» The request
Look through the records below and collect all lines that hold the string "this".

» Given entries
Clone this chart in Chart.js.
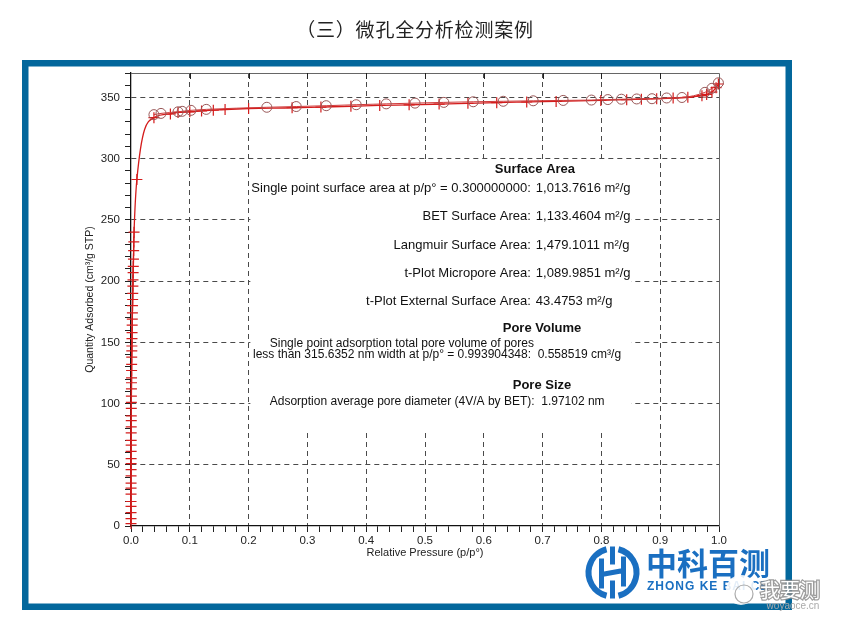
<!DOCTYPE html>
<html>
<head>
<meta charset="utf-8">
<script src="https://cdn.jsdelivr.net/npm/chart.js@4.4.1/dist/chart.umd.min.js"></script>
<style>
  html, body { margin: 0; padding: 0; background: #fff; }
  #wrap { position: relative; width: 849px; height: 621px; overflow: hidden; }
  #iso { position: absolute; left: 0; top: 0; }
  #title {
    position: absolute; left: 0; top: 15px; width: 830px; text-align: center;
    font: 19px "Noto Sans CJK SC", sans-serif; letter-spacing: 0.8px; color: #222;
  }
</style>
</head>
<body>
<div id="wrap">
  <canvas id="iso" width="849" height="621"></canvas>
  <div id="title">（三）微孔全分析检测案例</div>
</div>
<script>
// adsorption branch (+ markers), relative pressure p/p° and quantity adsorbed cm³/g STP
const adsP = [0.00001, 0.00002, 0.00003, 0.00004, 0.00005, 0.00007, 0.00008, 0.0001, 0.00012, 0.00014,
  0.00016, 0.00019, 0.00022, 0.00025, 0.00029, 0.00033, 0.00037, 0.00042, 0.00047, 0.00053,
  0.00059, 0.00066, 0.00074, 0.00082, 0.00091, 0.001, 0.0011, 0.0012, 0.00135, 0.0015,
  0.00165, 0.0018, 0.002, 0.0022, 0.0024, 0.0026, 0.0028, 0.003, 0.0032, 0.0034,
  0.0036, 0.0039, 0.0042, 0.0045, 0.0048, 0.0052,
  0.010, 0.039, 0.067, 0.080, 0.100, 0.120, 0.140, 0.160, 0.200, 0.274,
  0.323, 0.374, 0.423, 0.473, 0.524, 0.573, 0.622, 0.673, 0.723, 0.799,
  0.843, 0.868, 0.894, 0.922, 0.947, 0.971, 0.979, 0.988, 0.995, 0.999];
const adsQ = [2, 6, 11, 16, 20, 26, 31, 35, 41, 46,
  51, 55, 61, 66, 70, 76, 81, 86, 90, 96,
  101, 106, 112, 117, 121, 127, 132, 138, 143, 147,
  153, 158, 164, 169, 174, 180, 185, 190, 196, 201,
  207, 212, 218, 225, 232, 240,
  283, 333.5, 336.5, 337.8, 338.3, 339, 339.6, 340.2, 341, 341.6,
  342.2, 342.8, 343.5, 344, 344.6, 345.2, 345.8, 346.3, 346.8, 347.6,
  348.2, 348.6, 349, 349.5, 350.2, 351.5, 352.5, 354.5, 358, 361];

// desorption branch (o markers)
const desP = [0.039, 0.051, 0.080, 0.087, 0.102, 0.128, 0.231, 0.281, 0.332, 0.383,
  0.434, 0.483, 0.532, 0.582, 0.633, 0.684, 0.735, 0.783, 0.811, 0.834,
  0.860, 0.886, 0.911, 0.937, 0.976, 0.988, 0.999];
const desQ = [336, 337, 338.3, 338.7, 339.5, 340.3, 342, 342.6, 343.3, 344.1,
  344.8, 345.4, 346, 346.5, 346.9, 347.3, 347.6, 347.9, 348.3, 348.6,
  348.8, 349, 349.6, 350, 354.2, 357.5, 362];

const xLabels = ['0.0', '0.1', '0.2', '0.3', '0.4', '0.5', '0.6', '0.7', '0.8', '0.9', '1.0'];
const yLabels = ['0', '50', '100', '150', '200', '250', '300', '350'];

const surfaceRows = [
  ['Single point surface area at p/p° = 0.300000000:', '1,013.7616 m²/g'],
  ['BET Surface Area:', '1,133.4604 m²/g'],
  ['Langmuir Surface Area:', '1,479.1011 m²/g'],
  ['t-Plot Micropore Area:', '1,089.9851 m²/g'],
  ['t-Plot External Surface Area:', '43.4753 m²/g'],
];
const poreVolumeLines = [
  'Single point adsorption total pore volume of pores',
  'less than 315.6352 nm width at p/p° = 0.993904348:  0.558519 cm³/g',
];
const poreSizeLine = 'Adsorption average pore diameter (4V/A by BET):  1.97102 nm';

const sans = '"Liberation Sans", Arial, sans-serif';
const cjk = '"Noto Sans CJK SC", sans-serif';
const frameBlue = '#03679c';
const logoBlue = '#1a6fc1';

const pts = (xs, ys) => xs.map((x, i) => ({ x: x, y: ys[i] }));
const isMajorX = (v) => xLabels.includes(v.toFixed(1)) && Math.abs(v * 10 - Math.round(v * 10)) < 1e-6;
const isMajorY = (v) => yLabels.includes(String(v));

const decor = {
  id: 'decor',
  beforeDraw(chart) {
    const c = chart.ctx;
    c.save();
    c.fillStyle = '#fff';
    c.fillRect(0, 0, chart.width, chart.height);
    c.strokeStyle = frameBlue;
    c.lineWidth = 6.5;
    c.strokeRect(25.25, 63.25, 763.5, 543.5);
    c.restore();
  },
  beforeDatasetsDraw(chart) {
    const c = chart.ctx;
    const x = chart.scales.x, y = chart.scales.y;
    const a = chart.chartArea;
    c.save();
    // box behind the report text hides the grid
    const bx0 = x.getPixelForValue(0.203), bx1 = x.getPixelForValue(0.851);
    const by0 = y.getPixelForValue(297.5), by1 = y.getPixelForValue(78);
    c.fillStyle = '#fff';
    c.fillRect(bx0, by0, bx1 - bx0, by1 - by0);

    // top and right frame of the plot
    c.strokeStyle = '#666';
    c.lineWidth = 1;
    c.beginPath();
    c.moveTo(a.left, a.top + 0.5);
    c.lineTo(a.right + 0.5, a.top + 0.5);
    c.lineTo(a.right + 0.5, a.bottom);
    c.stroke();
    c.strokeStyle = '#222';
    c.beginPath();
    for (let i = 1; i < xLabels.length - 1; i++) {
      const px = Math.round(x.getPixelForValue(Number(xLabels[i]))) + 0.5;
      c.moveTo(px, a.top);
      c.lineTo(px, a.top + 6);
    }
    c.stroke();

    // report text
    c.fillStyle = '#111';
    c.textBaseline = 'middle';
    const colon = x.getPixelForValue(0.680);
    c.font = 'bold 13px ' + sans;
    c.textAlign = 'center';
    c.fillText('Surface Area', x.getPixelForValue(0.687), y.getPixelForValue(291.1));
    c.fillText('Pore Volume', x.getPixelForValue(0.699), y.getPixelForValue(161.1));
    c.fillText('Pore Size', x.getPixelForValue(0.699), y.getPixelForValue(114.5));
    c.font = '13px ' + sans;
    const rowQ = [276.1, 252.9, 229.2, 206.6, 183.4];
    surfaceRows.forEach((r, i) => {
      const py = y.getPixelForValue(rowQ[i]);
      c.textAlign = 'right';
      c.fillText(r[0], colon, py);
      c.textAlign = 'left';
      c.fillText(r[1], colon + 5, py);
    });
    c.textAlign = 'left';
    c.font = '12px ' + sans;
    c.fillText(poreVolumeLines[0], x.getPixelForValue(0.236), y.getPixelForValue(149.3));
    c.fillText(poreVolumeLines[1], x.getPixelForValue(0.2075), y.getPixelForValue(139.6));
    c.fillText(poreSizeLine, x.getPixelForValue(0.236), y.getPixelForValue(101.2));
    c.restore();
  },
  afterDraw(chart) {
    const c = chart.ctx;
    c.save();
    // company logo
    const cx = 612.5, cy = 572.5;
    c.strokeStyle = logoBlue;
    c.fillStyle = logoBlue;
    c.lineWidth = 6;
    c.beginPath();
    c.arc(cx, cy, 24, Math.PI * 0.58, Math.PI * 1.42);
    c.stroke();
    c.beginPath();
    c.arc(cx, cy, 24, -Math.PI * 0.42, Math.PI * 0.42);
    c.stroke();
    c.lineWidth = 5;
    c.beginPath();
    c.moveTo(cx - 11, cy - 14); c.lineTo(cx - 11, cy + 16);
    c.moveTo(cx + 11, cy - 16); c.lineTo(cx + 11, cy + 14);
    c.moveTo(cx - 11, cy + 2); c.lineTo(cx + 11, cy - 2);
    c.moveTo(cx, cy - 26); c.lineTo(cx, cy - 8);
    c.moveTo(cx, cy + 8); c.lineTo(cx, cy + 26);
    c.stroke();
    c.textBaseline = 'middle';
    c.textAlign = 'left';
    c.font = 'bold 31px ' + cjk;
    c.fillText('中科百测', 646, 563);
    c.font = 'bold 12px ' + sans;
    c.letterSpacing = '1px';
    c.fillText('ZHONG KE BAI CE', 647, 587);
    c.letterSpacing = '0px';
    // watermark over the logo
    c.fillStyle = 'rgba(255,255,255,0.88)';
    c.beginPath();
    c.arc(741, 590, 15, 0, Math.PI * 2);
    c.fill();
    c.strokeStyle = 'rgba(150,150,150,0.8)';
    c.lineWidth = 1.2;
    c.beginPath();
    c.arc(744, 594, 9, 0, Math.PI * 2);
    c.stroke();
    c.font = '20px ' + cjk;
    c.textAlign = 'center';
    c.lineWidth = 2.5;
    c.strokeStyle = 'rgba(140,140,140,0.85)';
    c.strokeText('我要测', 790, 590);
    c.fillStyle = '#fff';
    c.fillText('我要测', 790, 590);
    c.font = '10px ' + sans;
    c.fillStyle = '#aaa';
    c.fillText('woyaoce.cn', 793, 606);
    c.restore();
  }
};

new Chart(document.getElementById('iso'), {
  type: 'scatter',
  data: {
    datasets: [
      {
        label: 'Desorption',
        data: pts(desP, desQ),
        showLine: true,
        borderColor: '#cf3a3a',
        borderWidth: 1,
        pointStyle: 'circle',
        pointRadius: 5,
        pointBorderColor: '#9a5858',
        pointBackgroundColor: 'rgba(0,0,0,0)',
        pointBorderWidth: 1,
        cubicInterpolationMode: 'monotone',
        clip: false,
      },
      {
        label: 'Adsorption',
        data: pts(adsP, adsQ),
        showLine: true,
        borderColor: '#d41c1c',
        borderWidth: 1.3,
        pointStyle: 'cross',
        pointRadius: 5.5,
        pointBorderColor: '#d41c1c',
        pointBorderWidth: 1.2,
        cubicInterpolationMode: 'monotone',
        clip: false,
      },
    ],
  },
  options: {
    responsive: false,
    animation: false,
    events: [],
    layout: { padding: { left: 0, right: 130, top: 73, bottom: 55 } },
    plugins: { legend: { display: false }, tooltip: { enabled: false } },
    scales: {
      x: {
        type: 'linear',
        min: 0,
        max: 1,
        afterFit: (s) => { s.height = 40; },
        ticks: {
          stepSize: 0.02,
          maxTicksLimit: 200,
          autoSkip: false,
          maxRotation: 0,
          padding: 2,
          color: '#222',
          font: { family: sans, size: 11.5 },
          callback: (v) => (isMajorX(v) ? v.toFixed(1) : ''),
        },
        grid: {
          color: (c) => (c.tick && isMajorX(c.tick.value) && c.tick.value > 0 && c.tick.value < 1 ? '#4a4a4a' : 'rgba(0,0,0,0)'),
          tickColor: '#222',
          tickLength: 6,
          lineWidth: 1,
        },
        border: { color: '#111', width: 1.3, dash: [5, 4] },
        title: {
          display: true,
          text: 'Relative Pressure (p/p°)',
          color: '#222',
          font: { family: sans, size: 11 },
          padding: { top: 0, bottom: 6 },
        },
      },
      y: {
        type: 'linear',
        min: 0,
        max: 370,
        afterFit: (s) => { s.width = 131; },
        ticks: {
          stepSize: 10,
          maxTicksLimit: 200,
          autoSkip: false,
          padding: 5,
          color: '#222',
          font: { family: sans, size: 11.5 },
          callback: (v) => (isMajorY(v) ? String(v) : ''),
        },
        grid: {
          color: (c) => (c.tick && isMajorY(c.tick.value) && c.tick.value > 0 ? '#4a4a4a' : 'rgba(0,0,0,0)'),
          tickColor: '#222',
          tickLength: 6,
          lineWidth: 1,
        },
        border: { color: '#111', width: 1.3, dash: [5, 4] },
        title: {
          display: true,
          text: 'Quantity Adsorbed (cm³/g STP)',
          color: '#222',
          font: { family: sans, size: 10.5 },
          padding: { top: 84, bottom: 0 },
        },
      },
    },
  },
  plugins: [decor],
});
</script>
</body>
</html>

...

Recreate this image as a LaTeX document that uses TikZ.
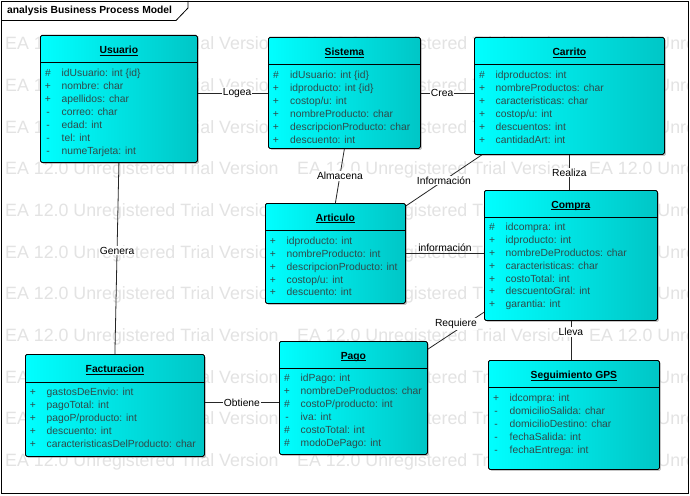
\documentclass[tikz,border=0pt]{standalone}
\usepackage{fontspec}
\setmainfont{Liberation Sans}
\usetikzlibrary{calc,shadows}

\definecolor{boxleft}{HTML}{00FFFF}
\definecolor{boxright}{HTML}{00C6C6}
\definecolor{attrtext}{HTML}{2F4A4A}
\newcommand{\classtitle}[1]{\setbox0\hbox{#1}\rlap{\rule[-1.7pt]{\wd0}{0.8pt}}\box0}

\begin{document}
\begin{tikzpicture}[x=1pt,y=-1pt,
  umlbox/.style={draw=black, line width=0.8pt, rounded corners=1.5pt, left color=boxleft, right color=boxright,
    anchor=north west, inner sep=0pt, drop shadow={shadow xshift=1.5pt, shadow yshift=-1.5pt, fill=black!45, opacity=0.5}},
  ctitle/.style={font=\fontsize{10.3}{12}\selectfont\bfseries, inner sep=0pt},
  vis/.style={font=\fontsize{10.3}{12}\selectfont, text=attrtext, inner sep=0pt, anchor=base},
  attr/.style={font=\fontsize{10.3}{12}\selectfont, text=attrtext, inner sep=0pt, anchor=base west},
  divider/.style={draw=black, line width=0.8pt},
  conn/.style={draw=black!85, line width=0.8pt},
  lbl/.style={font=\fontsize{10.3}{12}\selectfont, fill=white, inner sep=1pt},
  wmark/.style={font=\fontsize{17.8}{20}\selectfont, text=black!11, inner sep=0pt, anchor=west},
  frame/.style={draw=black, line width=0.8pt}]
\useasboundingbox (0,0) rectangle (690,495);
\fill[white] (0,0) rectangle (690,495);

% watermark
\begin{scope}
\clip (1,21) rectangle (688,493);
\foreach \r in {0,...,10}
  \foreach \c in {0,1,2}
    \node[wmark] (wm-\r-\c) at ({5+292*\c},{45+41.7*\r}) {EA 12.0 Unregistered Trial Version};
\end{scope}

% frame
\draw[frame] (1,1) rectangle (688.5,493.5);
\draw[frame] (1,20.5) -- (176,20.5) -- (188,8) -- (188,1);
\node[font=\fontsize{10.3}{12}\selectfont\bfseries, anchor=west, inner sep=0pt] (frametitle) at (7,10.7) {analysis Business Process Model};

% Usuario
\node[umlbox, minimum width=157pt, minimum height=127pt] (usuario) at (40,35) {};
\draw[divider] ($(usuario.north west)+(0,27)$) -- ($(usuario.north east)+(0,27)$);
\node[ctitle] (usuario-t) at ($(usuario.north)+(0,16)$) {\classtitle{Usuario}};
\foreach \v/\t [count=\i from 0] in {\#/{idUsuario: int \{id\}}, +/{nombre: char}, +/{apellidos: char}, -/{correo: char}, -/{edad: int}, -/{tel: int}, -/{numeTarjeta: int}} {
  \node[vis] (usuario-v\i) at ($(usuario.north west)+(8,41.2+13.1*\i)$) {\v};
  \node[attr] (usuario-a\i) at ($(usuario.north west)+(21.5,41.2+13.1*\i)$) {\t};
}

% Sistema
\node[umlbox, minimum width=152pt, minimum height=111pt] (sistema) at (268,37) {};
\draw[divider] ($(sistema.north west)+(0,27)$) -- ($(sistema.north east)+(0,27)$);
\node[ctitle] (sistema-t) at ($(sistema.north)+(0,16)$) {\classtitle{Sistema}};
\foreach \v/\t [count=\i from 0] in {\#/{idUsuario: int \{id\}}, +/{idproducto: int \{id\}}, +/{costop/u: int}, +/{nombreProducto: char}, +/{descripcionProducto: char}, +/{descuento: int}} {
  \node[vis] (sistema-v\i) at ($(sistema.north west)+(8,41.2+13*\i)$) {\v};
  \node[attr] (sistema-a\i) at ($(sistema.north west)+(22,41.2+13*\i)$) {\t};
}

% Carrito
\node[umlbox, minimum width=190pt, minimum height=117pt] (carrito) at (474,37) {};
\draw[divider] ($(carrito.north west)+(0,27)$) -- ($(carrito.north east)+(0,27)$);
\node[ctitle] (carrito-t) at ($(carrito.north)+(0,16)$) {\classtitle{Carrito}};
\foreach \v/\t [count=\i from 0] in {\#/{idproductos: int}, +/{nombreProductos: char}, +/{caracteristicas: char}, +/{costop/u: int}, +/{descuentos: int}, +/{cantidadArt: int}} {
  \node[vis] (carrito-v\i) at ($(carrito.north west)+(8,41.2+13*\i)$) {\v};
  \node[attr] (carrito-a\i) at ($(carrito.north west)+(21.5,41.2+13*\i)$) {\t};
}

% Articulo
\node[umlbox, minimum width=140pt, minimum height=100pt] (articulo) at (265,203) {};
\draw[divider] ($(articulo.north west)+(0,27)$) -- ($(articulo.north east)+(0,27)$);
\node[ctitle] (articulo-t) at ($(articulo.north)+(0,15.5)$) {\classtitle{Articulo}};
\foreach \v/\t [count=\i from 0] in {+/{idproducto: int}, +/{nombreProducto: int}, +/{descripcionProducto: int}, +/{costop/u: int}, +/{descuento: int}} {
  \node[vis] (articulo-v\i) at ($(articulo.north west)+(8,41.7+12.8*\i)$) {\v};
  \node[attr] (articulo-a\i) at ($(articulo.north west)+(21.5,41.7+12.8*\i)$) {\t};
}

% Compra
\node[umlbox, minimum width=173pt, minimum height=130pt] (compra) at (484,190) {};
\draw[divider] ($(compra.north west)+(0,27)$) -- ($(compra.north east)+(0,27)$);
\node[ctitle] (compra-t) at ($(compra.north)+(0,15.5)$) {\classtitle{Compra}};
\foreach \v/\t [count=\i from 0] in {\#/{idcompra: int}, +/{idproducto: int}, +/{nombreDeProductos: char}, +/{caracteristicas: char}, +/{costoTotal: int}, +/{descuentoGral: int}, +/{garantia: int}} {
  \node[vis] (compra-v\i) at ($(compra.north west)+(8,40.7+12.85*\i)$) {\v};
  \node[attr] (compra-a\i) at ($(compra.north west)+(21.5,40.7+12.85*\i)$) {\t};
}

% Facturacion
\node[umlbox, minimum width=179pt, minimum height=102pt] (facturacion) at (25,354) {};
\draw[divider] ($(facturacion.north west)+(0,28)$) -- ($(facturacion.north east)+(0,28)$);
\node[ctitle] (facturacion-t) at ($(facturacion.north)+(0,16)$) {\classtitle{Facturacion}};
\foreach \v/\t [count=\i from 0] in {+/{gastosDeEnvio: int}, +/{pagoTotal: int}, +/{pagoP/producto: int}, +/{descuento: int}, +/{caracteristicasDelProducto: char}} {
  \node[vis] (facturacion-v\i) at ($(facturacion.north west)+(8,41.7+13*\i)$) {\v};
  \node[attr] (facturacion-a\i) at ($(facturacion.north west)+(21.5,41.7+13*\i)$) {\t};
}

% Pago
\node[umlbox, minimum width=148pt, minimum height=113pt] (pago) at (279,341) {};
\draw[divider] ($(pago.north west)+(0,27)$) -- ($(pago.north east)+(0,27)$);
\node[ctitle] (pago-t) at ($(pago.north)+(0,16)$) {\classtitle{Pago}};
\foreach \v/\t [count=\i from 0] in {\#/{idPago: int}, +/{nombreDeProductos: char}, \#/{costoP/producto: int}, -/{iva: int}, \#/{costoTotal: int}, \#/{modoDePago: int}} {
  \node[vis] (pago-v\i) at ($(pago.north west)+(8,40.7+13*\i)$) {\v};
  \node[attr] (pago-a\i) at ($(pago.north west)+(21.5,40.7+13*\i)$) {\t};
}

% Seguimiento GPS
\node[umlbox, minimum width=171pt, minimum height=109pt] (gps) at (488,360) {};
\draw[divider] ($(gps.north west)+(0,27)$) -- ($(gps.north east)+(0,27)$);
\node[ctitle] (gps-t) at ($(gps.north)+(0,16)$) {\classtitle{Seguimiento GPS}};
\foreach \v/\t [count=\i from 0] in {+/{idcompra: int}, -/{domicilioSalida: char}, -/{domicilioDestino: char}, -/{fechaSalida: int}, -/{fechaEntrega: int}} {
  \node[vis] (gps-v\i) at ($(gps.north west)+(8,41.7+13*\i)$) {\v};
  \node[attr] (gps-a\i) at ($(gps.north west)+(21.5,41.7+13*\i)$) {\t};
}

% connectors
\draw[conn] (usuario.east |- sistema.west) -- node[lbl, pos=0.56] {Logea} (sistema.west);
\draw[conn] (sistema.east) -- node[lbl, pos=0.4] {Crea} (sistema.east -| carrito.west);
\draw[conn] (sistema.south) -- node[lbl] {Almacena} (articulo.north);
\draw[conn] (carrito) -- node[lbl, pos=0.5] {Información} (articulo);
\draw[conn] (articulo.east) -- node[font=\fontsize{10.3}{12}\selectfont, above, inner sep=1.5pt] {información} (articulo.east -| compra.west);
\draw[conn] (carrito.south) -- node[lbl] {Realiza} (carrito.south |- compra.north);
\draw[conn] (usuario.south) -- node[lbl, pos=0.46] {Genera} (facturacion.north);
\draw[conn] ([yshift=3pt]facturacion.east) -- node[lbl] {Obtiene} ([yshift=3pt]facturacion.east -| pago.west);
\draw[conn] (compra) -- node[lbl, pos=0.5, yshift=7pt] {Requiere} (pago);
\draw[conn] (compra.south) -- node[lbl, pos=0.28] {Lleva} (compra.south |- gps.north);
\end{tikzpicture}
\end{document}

» Task response
Clone this chart in Chart.js.
Recreate this image as a LaTeX document that uses TikZ.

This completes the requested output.